Oil prices have clearly had some effect on the U.S. economy, Greenspan said. Economic growth slowed sharply in the early summer, after oil rose above $40 a barrel and gasoline peaked above $2 a gallon in May. Since then, consumer spending has swung up and down, job creation has been lackluster, and business investment has not risen as much as is typical at this point in an expansion.
Greenspan estimated the higher cost of imported oil this year to be worth about three-fourths of a percent of the nation's gross domestic product -- equivalent to more than $80 billion out of today's $11 trillion a year economy. But, he said, "the effects were far larger in the crises of the 1970s."
The impact was greater in the past largely because oil was much more expensive, peaking in 1981 at around $80 per barrel in today's dollars.
The U.S. economy today also is far more energy efficient, using half as much oil to produce a dollar of GDP as it did in the 1970s, for a variety of reasons. They include the development of more fuel-efficient cars and other technologies, the use of alternative energy sources, the shrinking of the more energy-intensive manufacturing sector and the growth of services.
Many companies have not yet felt the effects of higher oil prices because they locked in lower prices through futures contracts, analysts said. With U.S. corporate profit growth so strong over the past year, many companies also have been able to absorb higher energy costs without raising prices.
But economists worry that these same companies will feel the effects in months to come if oil prices stay high.

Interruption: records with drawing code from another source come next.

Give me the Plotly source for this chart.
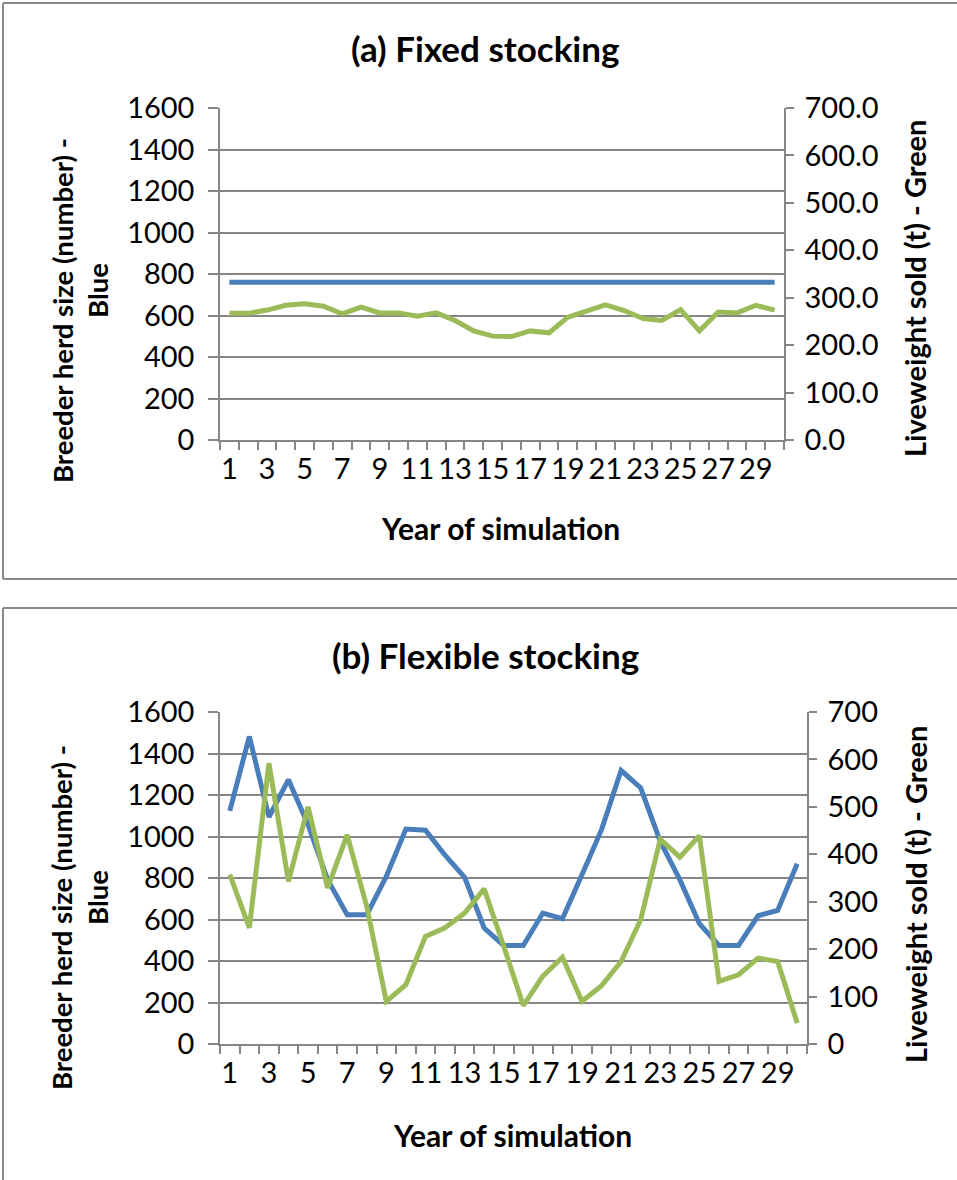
import plotly.graph_objects as go
from plotly.subplots import make_subplots

years = list(range(1, 31))

# (a) Fixed stocking
fixed_herd = [760] * 30
fixed_lw = [267, 267, 274, 284, 287, 282, 266, 280, 268, 268,
            261, 268, 252, 230, 219, 218, 230, 226, 259, 271,
            285, 273, 256, 252, 275, 230, 270, 268, 284, 274]

# (b) Flexible stocking
flex_herd = [1124, 1482, 1094, 1274, 1057, 792, 623, 623, 808, 1036,
             1030, 910, 803, 559, 475, 475, 631, 604, 816, 1033,
             1318, 1234, 976, 792, 580, 475, 475, 618, 644, 869]
flex_lw = [357, 245, 592, 343, 500, 329, 441, 290, 90, 125,
           227, 245, 276, 327, 206, 81, 143, 183, 90, 123,
           174, 262, 432, 394, 439, 132, 146, 181, 174, 44]

x_ticks = list(range(1, 30, 2))
left_ticks = list(range(0, 1601, 200))
right_ticks = list(range(0, 701, 100))

BLUE = "#4A7EBB"
GREEN = "#9BBB59"
GRID = "#868686"
FONT = "Lato"
W, H = 957, 1180

fig = make_subplots(rows=2, cols=1,
                    specs=[[{"secondary_y": True}], [{"secondary_y": True}]])

fig.add_trace(go.Scatter(x=years, y=fixed_herd, mode="lines",
                         line=dict(color=BLUE, width=5), showlegend=False),
              row=1, col=1, secondary_y=False)
fig.add_trace(go.Scatter(x=years, y=fixed_lw, mode="lines",
                         line=dict(color=GREEN, width=5), showlegend=False),
              row=1, col=1, secondary_y=True)
fig.add_trace(go.Scatter(x=years, y=flex_herd, mode="lines",
                         line=dict(color=BLUE, width=5), showlegend=False),
              row=2, col=1, secondary_y=False)
fig.add_trace(go.Scatter(x=years, y=flex_lw, mode="lines",
                         line=dict(color=GREEN, width=5), showlegend=False),
              row=2, col=1, secondary_y=True)

def px_x(p):
    return p / W

def px_y(p):
    return 1 - p / H

tick_font = dict(family=FONT, size=29, color="black")

xcommon = dict(range=[0.5, 30.5], tickvals=x_ticks, ticktext=[str(v) for v in x_ticks],
               showgrid=False, zeroline=False, showline=True, linecolor=GRID, linewidth=1.5,
               ticks="outside", ticklen=0, tickcolor=GRID, tickfont=tick_font,
               automargin=False, ticklabelstandoff=2,
               minor=dict(tick0=0.5, dtick=1, ticks="outside", ticklen=8,
                          tickcolor=GRID, tickwidth=1.5, showgrid=False))
ycommon = dict(range=[0, 1600], tickvals=left_ticks, showgrid=True, gridcolor=GRID,
               gridwidth=1.5, zeroline=False, showline=True, linecolor=GRID, linewidth=1.5,
               ticks="outside", ticklen=10, tickcolor=GRID, tickwidth=1.5,
               tickfont=tick_font, automargin=False, ticklabelstandoff=8)
y2common = dict(range=[0, 700], tickvals=right_ticks, showgrid=False, zeroline=False,
                showline=True, linecolor=GRID, linewidth=1.5, ticks="outside",
                ticklen=8, tickcolor=GRID, tickwidth=1.5, tickfont=tick_font,
                automargin=False, ticklabelstandoff=5)

fig.update_layout(
    xaxis=dict(domain=[px_x(220), px_x(784)], **xcommon),
    xaxis2=dict(domain=[px_x(220), px_x(807)], **xcommon),
    yaxis=dict(domain=[px_y(440), px_y(108)], **ycommon),
    yaxis2=dict(tickformat=".1f", **y2common),
    yaxis3=dict(domain=[px_y(1044), px_y(712)], **ycommon),
    yaxis4=dict(tickformat="d", **y2common),
)

anns = []
def ann(text, x, y, size, angle=0, bold=True):
    anns.append(dict(text=f"<b>{text}</b>" if bold else text, x=px_x(x), y=px_y(y),
                     xref="paper", yref="paper", showarrow=False, textangle=angle,
                     xanchor="center", yanchor="middle",
                     font=dict(family=FONT, size=size, color="black")))

for off, title, xc, rt in [(0, "(a) Fixed stocking", 501, 289),
                            (607, "(b) Flexible stocking", 512, 895)]:
    ann(title, 485, 48 + off, 35)
    ann("Breeder herd size (number) -", 62, 311 + off, 27.5, -90)
    ann("Blue", 97, 291 + off, 27.5, -90)
    ann("Liveweight sold (t) - Green", 915, rt, 29, -90)
    ann("Year of simulation", xc, 528 + off, 30)

BORDER = dict(color="#898989", width=2)
def seg(x0, y0, x1, y1):
    return dict(type="line", xref="paper", yref="paper", x0=px_x(x0), x1=px_x(x1),
                y0=px_y(y0), y1=px_y(y1), line=BORDER)

shapes = [
    seg(3, 3, 957, 3), seg(3, 3, 3, 579), seg(3, 579, 957, 579),
    seg(3, 608, 957, 608), seg(3, 608, 3, 1180),
]

fig.update_layout(width=W, height=H, margin=dict(l=0, r=0, t=0, b=0, autoexpand=False),
                  paper_bgcolor="white", plot_bgcolor="white",
                  annotations=anns, shapes=shapes, showlegend=False)

fig.write_html("out.html")
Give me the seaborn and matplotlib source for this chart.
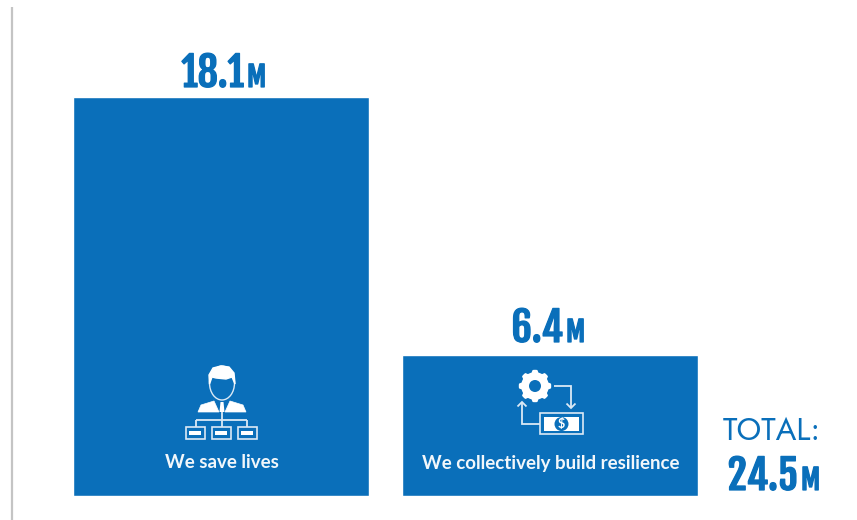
import seaborn as sns
import matplotlib.pyplot as plt
import matplotlib.patches as mp
import matplotlib.patheffects as pe
import numpy as np
import pandas as pd
import logging

categories = ["We save lives", "We collectively build resilience"]
values = [18.1, 6.4]
total = 24.5

BLUE = "#0a6fba"
W, H = 857, 520

logging.getLogger("matplotlib.font_manager").setLevel(logging.ERROR)
sns.set_style("white")
plt.rcParams["font.family"] = ["Lato", "DejaVu Sans"]
NARROW = ["Fjalla One", "Liberation Sans"]
GEO = ["Jost", "Lato"]

fig = plt.figure(figsize=(W / 100, H / 100), dpi=100)

# bar axes placed so the bars land where they do in the picture
ax = fig.add_axes([56.5 / W, (H - 496) / H, 658 / W, 399 / H])
df = pd.DataFrame({"cat": categories, "val": values})
sns.barplot(data=df, x="cat", y="val", color=BLUE, saturation=1, width=0.9, ax=ax)
ax.set_xlim(-0.5, 1.5)
ax.set_ylim(0, values[0])
ax.axis("off")

# pixel overlay for the labels and icons
ov = fig.add_axes([0, 0, 1, 1], zorder=5)
ov.set_xlim(0, W)
ov.set_ylim(H, 0)
ov.axis("off")
ov.patch.set_alpha(0)

heavy = [pe.withStroke(linewidth=0.9, foreground=BLUE)]


def line(xs, ys, lw=1.3, color="#dbe9f5"):
    ov.plot(xs, ys, color=color, lw=lw, solid_capstyle="butt", solid_joinstyle="miter")


def arrow(xs, ys):
    line(xs, ys)
    d = 1 if ys[-1] > ys[-2] else -1
    x, y = xs[-1], ys[-1]
    line([x - 4.5, x, x + 4.5], [y - d * 4.5, y, y - d * 4.5])


def big_label(right_num, base, num, size=29, msize=20, color=BLUE):
    ov.text(right_num, base, num, family=NARROW, weight="bold", fontsize=size,
            color=color, ha="right", va="baseline", path_effects=heavy)
    ov.text(right_num + 3, base, "M", family=NARROW, weight="bold", fontsize=msize,
            color=color, ha="left", va="baseline", path_effects=heavy)


# left rule
line([12.5, 12.5], [7, 520], lw=1.6, color="#c4c4c4")

big_label(244, 87, str(values[0]))
big_label(563, 342, str(values[1]))
ov.text(772, 440, "TOTAL:", family=GEO, fontsize=22.5, color=BLUE, ha="center", va="baseline")
big_label(798, 490, str(total))

ov.text(222, 462, categories[0], color="#f2f7fb", weight="bold", fontsize=13.5, ha="center", va="center")
ov.text(550.5, 464, categories[1], color="#f2f7fb", weight="bold", fontsize=13.5, ha="center", va="center")

# person icon
ov.add_patch(mp.Ellipse((222, 383), 25, 34, fc=BLUE, ec="#dbe9f5", lw=1))
ov.add_patch(mp.Polygon([(209.5, 384), (209, 375), (213, 368), (221, 366), (229, 367), (234, 373),
                         (235, 384), (232, 377), (226, 379), (216, 378), (212, 377)],
                        fc="white", ec="white", lw=1))
ov.add_patch(mp.Polygon([(198, 412), (201, 405), (214, 401), (219, 412)], fc="white", ec="white", lw=0.5))
ov.add_patch(mp.Polygon([(246, 412), (243, 405), (230, 401), (225, 412)], fc="white", ec="white", lw=0.5))
ov.add_patch(mp.Polygon([(220.5, 402), (223.5, 402), (224.5, 412), (219.5, 412)], fc="white", ec="none"))
line([222, 222], [412, 427])
line([196, 196], [427, 420])
line([247, 247], [427, 420])
line([196, 247], [420, 420])
for bx in [186, 212, 238]:
    ov.add_patch(mp.Rectangle((bx, 427), 19, 12, fc=BLUE, ec="#dbe9f5", lw=1.2))
    ov.add_patch(mp.Rectangle((bx + 3.5, 431), 12, 4, fc="white", ec="none"))

# gear icon
ang = np.linspace(0, 2 * np.pi, 241)
rad = 15 + 1.2 * np.clip(2.5 * np.cos(8 * ang), -1, 1)
ov.fill(535 + rad * np.cos(ang), 386 + rad * np.sin(ang), color="white", lw=0)
ov.add_patch(mp.Circle((535, 386), 6, fc=BLUE, ec="none"))
arrow([554, 571, 571], [386, 386, 408])
arrow([540, 522, 522], [424, 424, 402])

# banknote
ov.add_patch(mp.Rectangle((540, 413), 43, 21, fc=BLUE, ec="#dbe9f5", lw=1.2))
ov.add_patch(mp.Rectangle((544, 417), 35, 13.5, fc="white", ec="none"))
ov.add_patch(mp.Circle((561.5, 424), 7, fc=BLUE, ec="none"))
ov.text(561.5, 424, "$", color="white", fontsize=9, weight="bold", ha="center", va="center")

fig.savefig("out.png", dpi=100)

Eventually, their lower-cost fuel contracts will expire, profits will shrink, and stock prices will sag. Some of the current corporate reluctance to add workers and expand production capacity may reflect these sorts of worries among executives.
High oil prices also had less effect on consumers than in the past because gasoline prices fell during the summer, reflecting the ample inventories at the time.
Now gasoline prices are rising again -- with the national average for a gallon of regular hitting $2 yesterday at the same time heating oil prices are rising. That raises the risk that high energy prices will dampen consumer spending.
Despite the rise in oil prices, inflation has remained mild in recent months. Prices paid to producers of finished goods rose just 0.1 percent last month, the Labor Department reported. If inflation rises, that would also cut into consumers' spending power.
Greenspan did not indicate yesterday how oil prices are likely to influence the Fed's interest rate decisions.
The Fed chairman attributed much of the recent increase in oil prices to temporary factors, such as the disruptions to supplies from the Gulf of Mexico because of the hurricanes. But he agreed that worries about war, terrorism and other geopolitical events that could hurt oil supplies "are not frivolous given the stark realities evident in many areas of the world. . . . We, and the rest of the world, doubtless will have to live with the uncertainties of the oil markets for some time to come."